Understandably Doria is angry. With her father’s abandonment. With the casual racism that she and her mother regularly encounter.  And with all the people who say they understand when they clearly don’t.

But this isn’t an angry book. It’s a slice of the life of a fifteen year old girl who doen’t stop for too long to think about hows and whys. She just gets on with things.

There are dark theme: poverty, opression, racism. But they are balanced by humour, emotional ties, and a wonderful sense of community.

Doria holds it all together. She has a black sense of humour, a strong moral compass, and wonderful powers of observation. I loved her and I believed in her completely.

I loved watching her interact with a broad cast. Mrs Burland, a counsellor who clearly cares but doesn’t quite understand. Hamoudi, her closest friend, Their lives are moving in different directions, but the bond between them remains. Shopkeepers, neighbours, aunties …

Yes, community is so important.

And there was plenty going on. This is one of those books you can open to any page and find a great one liner, a perfect observation or a memorable incident. Sometimes you’d find all three! 

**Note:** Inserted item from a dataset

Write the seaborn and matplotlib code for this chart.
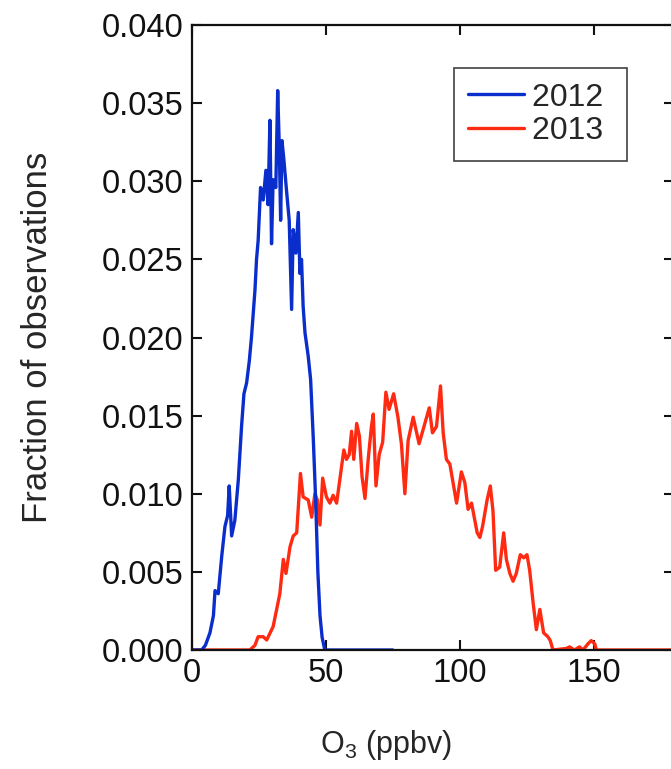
import matplotlib
matplotlib.use("Agg")
import matplotlib.pyplot as plt
import seaborn as sns
import pandas as pd

# O3 distributions (ppbv, fraction of observations)
o3_2012 = [0, 3.6, 5.0, 6.7, 8.0, 8.6, 9.8, 11.1, 12.3, 13.3, 13.9, 14.8, 16.0,
           17.3, 18.5, 19.4, 20.4, 21.4, 22.2, 23.5, 24.1, 24.7, 25.6, 26.6,
           27.6, 28.4, 29.1, 29.7, 30.3, 31.3, 32.0, 32.6, 33.1, 33.6, 34.3,
           35.3, 36.3, 37.2, 37.8, 38.8, 39.7, 40.3, 40.9, 41.5, 42.2, 43.4,
           44.3, 45.3, 46.2, 47.0, 47.8, 48.6, 49.6, 75]
frac_2012 = [0, 0, 0.0003, 0.0011, 0.0022, 0.0038, 0.0036, 0.0060, 0.0079,
             0.0086, 0.0105, 0.0073, 0.0083, 0.0109, 0.0143, 0.0164, 0.0171,
             0.0185, 0.0200, 0.0230, 0.0250, 0.0262, 0.0296, 0.0288, 0.0307,
             0.0285, 0.0339, 0.0260, 0.0301, 0.0296, 0.0358, 0.0322, 0.0275,
             0.0326, 0.0314, 0.0294, 0.0275, 0.0218, 0.0269, 0.0254, 0.0280,
             0.0241, 0.0250, 0.0220, 0.0203, 0.0188, 0.0173, 0.0135, 0.0095,
             0.0050, 0.0022, 0.0008, 0, 0]

o3_2013 = [0, 21.6, 23.5, 24.7, 26.6, 27.9, 30.3, 32.8, 34.1, 35.1, 36.6, 37.8,
           39.1, 40.5, 41.5, 43.4, 44.7, 45.9, 46.8, 47.8, 48.8, 50.2, 51.5,
           52.7, 54.0, 55.2, 56.7, 57.7, 58.7, 59.6, 60.4, 61.5, 62.5, 63.5,
           64.6, 65.8, 67.0, 67.7, 68.7, 69.9, 71.2, 72.4, 73.6, 75.3, 76.9,
           78.2, 79.5, 80.7, 82.6, 84.8, 86.3, 88.6, 89.8, 91.3, 92.8, 93.8,
           95.0, 96.3, 98.8, 100.6, 101.9, 103.1, 104.4, 106.5, 107.5, 108.5,
           110.2, 111.4, 112.4, 113.4, 114.9, 116.4, 117.4, 118.7, 119.9,
           121.1, 122.6, 123.9, 125.1, 126.1, 127.4, 128.6, 129.9, 131.3,
           132.9, 133.8, 134.8, 139.8, 141.0, 142.8, 144.7, 146.0, 147.9,
           149.1, 150.4, 151.0, 180]
frac_2013 = [0, 0, 0.0003, 0.00085, 0.00085, 0.00064, 0.0015, 0.0036, 0.0058,
             0.0049, 0.0066, 0.0073, 0.0075, 0.0113, 0.0098, 0.0096, 0.0085,
             0.0100, 0.0096, 0.0080, 0.0110, 0.0098, 0.0094, 0.0099, 0.0094,
             0.0109, 0.0128, 0.0122, 0.0125, 0.0140, 0.0122, 0.0145, 0.0137,
             0.0111, 0.0097, 0.0122, 0.0143, 0.0151, 0.0105, 0.0125, 0.0133,
             0.0165, 0.0154, 0.0164, 0.0149, 0.0132, 0.0100, 0.0134, 0.0149,
             0.0132, 0.0141, 0.0155, 0.0139, 0.0143, 0.0169, 0.0139, 0.0122,
             0.0119, 0.0094, 0.0114, 0.0107, 0.0090, 0.0094, 0.0075, 0.0072,
             0.0079, 0.0096, 0.0105, 0.0089, 0.0051, 0.0053, 0.0075, 0.0058,
             0.0049, 0.0044, 0.0049, 0.0061, 0.0059, 0.0061, 0.0051, 0.0030,
             0.0013, 0.0026, 0.0011, 0.00085, 0.0006, 0, 0.0001, 0.0002, 0,
             0.0002, 0, 0.0004, 0.0006, 0.0004, 0, 0]

years = ["2012", "2013"]
colors = {"2012": "#0A2ECC", "2013": "#FF2A12"}
y_ticks = [0.000, 0.005, 0.010, 0.015, 0.020, 0.025, 0.030, 0.035, 0.040]
x_ticks = [0, 50, 100, 150]

df12 = pd.DataFrame({"o3": o3_2012, "frac": frac_2012, "year": "2012"})
df13 = pd.DataFrame({"o3": o3_2013, "frac": frac_2013, "year": "2013"})

sns.set_style("ticks")
plt.rcParams["font.family"] = ["Liberation Sans", "DejaVu Sans"]
plt.rcParams["mathtext.fontset"] = "custom"
plt.rcParams["mathtext.rm"] = "Liberation Sans"

fig = plt.figure(figsize=(6.71, 7.69), dpi=100)
ax = fig.add_axes([192 / 671, 1 - 650 / 769, 482 / 671, 625 / 769])

# red first so the blue curve sits on top where they cross
sns.lineplot(data=df13, x="o3", y="frac", color=colors["2013"], lw=2.4,
             estimator=None, sort=False, label="2013", ax=ax)
sns.lineplot(data=df12, x="o3", y="frac", color=colors["2012"], lw=2.4,
             estimator=None, sort=False, label="2012", ax=ax)

ax.set_xlim(0, 180)
ax.set_ylim(0, 0.040)
ax.set_xticks(x_ticks)
ax.set_yticks(y_ticks)
ax.set_yticklabels([f"{v:.3f}" for v in y_ticks])
ax.tick_params(direction="in", length=7, width=1.5, labelsize=23.5,
               top=True, right=True, pad=6, colors="#111111")
for sp in ax.spines.values():
    sp.set_visible(True)
    sp.set_linewidth(1.6)
    sp.set_color("#111111")

ax.set_xlabel(r"O$_\mathregular{3}$ (ppbv)", fontsize=22)
ax.xaxis.set_label_coords((386 - 192) / 482, -0.125)
ax.set_ylabel("Fraction of observations", fontsize=25)
ax.yaxis.set_label_coords(-0.287, 0.5)

handles, labels = ax.get_legend_handles_labels()
order = [labels.index(y) for y in years]
leg = ax.legend([handles[i] for i in order], [labels[i] for i in order],
                loc="upper right", bbox_to_anchor=(0.902, 0.931),
                fontsize=23, frameon=True, fancybox=False, handlelength=1.75,
                handletextpad=0.25, borderpad=0.45, labelspacing=0.12,
                borderaxespad=0)
leg.get_frame().set_edgecolor("#111111")
leg.get_frame().set_linewidth(1.2)
# widen the box a little on the right, like the reference frame
for t in leg.get_texts():
    t.set_text(t.get_text() + " ")

fig.savefig("out.png", dpi=100)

A little more plot, a little more structure wouldn’t have gone amiss though. The story dropped into Doria’s and Yasmina’s lives, and then it dropped out again with a little progress but no real conclusion.

But the rich content, beautifully balanced with a great authorial touch, did balance that.

And it was lovely to meet Doria and Yasmina. Their relationship was the best thing of all. Doria’s pride in her mother and how she was working to support them both. Yasmina’s confidence in her daughter, tempered with concern and uncertainly about what the future might hold.

That’s what is staying with me, and making me smile when I think about the book.